* start RAW RECORDS *

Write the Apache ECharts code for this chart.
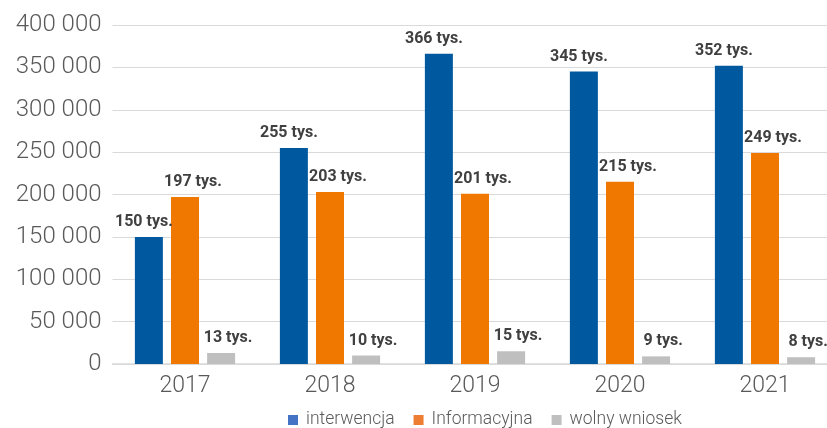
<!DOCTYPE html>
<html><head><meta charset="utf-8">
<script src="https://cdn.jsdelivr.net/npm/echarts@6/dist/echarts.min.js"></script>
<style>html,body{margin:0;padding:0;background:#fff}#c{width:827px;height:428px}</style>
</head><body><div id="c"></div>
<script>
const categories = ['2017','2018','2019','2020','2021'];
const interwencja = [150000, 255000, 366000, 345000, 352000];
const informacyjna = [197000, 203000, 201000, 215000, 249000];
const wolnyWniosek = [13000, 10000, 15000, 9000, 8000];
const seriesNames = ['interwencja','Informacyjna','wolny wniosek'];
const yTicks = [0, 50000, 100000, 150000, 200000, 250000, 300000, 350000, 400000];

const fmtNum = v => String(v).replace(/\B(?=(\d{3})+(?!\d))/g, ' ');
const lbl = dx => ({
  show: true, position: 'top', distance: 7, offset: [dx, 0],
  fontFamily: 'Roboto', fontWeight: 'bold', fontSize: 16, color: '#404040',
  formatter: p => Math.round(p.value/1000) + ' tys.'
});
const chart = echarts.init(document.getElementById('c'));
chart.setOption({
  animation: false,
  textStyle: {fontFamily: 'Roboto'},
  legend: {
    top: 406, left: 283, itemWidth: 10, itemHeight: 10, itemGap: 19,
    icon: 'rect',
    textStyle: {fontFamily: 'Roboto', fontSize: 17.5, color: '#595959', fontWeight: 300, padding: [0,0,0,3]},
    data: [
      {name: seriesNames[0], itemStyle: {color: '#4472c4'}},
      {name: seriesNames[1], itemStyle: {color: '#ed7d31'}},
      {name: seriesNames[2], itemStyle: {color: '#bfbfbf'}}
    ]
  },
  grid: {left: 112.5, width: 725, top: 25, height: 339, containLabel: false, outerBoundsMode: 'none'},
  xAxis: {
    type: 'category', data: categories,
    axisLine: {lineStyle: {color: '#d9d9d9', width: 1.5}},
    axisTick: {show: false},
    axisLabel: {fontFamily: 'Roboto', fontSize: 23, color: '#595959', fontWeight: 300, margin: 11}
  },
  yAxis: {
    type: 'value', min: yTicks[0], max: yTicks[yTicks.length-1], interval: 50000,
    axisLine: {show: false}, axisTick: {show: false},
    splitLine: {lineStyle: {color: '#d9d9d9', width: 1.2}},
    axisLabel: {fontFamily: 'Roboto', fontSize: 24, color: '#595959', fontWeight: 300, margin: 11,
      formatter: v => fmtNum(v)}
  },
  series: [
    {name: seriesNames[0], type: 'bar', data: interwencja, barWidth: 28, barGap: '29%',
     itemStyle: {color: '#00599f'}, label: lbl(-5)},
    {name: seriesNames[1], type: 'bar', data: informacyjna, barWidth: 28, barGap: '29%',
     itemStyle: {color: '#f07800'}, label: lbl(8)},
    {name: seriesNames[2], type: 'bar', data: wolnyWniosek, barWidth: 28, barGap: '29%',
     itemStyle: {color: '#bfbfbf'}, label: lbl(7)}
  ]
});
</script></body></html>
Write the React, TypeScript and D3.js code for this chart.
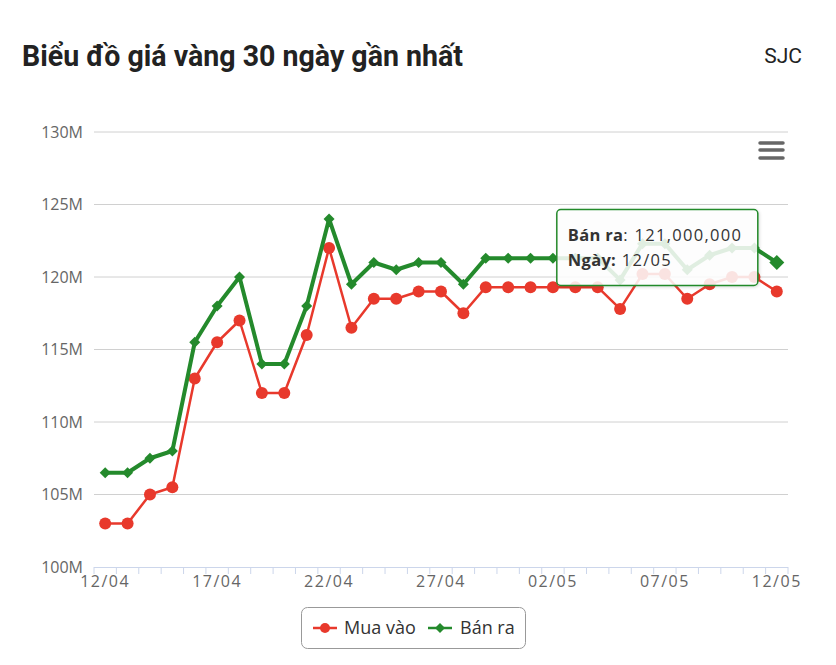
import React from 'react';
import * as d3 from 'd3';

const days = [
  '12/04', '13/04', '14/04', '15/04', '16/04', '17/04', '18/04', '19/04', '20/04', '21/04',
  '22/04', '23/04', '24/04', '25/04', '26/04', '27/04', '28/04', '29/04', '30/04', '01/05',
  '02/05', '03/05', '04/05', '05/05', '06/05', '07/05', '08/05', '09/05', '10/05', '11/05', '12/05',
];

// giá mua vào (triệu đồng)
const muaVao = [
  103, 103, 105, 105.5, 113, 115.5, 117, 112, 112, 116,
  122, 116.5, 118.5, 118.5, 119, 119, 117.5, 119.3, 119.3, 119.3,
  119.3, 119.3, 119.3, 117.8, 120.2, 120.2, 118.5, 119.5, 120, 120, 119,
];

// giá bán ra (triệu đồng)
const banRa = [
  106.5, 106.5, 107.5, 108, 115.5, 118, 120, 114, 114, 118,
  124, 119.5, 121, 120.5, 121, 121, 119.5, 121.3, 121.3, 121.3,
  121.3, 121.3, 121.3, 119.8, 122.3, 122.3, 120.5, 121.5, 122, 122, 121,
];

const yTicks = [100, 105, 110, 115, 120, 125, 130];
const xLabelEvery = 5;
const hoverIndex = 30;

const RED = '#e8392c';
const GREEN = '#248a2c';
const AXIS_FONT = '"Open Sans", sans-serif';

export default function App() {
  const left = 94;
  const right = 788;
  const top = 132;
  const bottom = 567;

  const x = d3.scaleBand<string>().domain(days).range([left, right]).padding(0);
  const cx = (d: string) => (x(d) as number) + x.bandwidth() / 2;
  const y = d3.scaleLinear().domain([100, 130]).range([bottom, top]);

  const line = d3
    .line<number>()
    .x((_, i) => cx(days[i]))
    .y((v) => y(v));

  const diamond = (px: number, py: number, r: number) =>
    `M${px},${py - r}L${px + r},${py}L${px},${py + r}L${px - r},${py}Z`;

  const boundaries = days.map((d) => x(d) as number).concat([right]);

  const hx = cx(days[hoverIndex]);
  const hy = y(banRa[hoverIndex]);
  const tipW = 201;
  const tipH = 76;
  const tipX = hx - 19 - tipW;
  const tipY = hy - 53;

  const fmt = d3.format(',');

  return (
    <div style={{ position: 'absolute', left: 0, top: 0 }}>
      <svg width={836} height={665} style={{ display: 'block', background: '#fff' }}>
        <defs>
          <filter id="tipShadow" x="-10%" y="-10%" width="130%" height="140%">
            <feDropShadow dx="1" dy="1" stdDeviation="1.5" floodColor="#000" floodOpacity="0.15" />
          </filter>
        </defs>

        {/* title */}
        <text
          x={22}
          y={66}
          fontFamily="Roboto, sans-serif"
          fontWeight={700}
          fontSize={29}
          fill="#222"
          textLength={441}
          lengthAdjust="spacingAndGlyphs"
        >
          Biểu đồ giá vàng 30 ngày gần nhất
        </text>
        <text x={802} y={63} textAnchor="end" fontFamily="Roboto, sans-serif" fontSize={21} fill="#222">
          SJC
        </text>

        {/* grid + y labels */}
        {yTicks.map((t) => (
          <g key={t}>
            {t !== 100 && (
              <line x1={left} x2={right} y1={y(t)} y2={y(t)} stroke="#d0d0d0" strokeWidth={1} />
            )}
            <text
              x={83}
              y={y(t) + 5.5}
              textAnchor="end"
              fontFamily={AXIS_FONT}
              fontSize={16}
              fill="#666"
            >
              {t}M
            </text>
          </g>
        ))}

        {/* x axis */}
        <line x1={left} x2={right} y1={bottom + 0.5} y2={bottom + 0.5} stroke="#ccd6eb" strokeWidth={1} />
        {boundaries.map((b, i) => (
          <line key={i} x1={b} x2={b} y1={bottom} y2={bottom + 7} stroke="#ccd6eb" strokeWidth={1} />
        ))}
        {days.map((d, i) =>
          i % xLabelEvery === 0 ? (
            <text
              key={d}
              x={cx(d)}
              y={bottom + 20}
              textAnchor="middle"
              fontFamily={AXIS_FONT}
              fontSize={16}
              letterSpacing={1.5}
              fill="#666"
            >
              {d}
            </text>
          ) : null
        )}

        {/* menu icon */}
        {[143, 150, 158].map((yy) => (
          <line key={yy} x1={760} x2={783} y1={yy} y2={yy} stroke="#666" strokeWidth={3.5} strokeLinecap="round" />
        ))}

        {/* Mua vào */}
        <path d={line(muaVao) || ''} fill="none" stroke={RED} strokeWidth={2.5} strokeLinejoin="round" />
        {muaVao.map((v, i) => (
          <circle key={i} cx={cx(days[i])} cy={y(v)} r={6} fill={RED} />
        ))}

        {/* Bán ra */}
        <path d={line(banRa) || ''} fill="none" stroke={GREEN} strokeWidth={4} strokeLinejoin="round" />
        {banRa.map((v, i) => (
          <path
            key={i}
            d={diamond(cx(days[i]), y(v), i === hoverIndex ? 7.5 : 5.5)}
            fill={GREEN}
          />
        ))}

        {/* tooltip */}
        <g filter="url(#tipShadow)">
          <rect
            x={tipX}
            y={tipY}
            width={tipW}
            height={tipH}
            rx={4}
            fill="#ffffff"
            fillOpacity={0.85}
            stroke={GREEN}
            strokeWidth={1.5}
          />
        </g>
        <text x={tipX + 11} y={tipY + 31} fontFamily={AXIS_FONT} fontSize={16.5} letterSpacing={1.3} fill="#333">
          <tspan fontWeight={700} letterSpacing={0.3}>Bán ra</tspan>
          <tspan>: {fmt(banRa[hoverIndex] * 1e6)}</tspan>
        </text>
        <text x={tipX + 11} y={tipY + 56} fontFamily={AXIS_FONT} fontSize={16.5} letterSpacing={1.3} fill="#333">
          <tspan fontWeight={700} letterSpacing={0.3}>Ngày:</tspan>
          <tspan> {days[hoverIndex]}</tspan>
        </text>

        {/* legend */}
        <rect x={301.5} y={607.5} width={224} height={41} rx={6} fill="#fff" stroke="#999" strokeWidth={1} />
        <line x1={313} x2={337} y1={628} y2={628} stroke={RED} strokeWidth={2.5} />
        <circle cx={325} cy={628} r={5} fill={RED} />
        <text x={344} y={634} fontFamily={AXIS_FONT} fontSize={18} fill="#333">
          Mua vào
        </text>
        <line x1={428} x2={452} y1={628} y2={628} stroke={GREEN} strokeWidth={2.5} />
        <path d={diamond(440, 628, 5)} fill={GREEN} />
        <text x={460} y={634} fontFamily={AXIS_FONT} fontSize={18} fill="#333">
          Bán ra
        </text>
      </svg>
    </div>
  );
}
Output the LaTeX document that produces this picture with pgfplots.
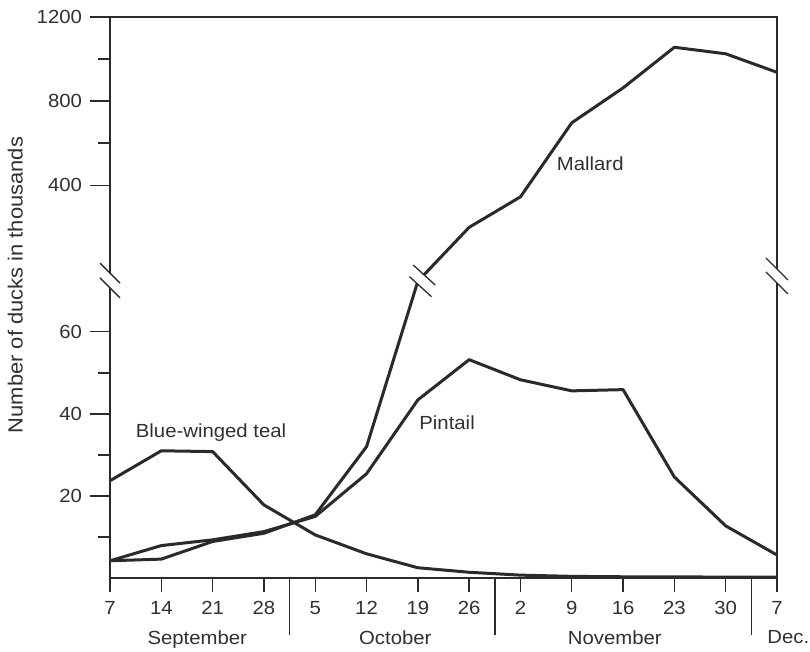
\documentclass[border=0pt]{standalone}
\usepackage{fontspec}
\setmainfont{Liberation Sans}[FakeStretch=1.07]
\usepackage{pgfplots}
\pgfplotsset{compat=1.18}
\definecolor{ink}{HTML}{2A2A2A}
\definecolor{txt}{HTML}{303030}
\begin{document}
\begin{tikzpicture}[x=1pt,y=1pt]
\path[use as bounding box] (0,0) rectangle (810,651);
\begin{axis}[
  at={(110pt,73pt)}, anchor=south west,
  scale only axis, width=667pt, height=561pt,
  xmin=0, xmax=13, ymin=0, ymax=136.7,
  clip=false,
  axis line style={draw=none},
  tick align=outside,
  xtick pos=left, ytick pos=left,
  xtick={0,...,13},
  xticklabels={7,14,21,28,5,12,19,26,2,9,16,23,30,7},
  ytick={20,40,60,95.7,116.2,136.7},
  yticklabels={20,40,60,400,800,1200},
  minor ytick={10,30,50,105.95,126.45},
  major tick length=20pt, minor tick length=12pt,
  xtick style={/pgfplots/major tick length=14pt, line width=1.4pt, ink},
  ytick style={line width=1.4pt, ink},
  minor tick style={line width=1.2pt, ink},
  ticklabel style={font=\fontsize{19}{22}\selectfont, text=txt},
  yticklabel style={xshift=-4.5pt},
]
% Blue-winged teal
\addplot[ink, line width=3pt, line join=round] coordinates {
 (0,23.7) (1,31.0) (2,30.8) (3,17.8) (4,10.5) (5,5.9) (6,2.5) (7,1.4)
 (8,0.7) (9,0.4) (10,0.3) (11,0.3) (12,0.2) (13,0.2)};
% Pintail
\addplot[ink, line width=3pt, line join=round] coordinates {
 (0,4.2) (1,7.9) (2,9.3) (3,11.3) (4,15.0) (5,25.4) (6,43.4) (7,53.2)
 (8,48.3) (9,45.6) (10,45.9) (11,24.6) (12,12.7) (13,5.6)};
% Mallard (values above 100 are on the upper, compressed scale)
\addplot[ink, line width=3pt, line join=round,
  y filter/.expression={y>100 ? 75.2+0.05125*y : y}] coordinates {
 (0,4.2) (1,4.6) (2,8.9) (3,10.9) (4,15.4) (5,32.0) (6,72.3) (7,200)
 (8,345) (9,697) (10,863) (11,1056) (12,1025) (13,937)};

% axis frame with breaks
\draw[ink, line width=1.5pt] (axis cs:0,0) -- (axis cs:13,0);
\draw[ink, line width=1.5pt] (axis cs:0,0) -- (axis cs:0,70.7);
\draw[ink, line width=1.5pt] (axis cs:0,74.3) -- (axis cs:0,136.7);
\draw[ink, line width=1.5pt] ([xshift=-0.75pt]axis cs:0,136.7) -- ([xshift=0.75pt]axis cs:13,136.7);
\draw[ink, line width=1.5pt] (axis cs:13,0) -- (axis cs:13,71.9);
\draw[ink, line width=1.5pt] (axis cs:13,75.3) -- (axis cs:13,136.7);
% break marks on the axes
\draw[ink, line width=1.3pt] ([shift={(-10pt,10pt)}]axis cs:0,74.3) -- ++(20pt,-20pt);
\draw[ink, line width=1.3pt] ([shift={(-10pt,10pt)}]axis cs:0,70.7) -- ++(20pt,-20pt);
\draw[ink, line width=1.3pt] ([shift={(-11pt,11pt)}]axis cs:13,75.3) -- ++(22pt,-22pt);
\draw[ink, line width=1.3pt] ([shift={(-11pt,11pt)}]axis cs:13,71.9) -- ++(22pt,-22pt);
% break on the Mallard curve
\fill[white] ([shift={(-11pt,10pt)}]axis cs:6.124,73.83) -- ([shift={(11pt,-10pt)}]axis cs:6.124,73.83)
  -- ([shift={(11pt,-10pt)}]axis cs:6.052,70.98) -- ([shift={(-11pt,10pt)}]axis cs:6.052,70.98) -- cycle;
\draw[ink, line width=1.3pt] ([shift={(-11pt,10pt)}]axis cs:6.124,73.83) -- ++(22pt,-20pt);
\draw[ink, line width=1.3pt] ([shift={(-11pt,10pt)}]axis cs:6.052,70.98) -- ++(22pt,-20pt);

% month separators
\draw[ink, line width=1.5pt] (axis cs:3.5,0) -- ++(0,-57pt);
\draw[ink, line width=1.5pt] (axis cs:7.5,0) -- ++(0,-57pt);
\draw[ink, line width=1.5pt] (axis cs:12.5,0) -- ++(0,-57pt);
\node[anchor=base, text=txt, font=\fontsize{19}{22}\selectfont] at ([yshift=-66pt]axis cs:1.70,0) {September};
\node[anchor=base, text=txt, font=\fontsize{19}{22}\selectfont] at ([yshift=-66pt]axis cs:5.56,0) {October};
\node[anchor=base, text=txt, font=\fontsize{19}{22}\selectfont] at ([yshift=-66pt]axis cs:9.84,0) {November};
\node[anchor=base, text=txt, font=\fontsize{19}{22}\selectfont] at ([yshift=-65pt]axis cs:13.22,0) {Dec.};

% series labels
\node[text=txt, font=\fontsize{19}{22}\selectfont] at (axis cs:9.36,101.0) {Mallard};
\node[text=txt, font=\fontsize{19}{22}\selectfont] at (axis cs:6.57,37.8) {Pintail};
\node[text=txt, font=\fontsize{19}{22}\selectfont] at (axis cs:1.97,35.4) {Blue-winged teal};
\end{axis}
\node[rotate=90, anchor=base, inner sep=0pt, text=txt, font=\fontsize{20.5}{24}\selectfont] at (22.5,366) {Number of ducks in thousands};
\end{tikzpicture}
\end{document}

* end RAW RECORDS *

WRITTEN REQUEST
Which lines contain "this"? Copy each of them.

TASK RESPONSE
Write the Apache ECharts code for this chart.
Write the React, TypeScript and D3.js code for this chart.
Output the LaTeX document that produces this picture with pgfplots.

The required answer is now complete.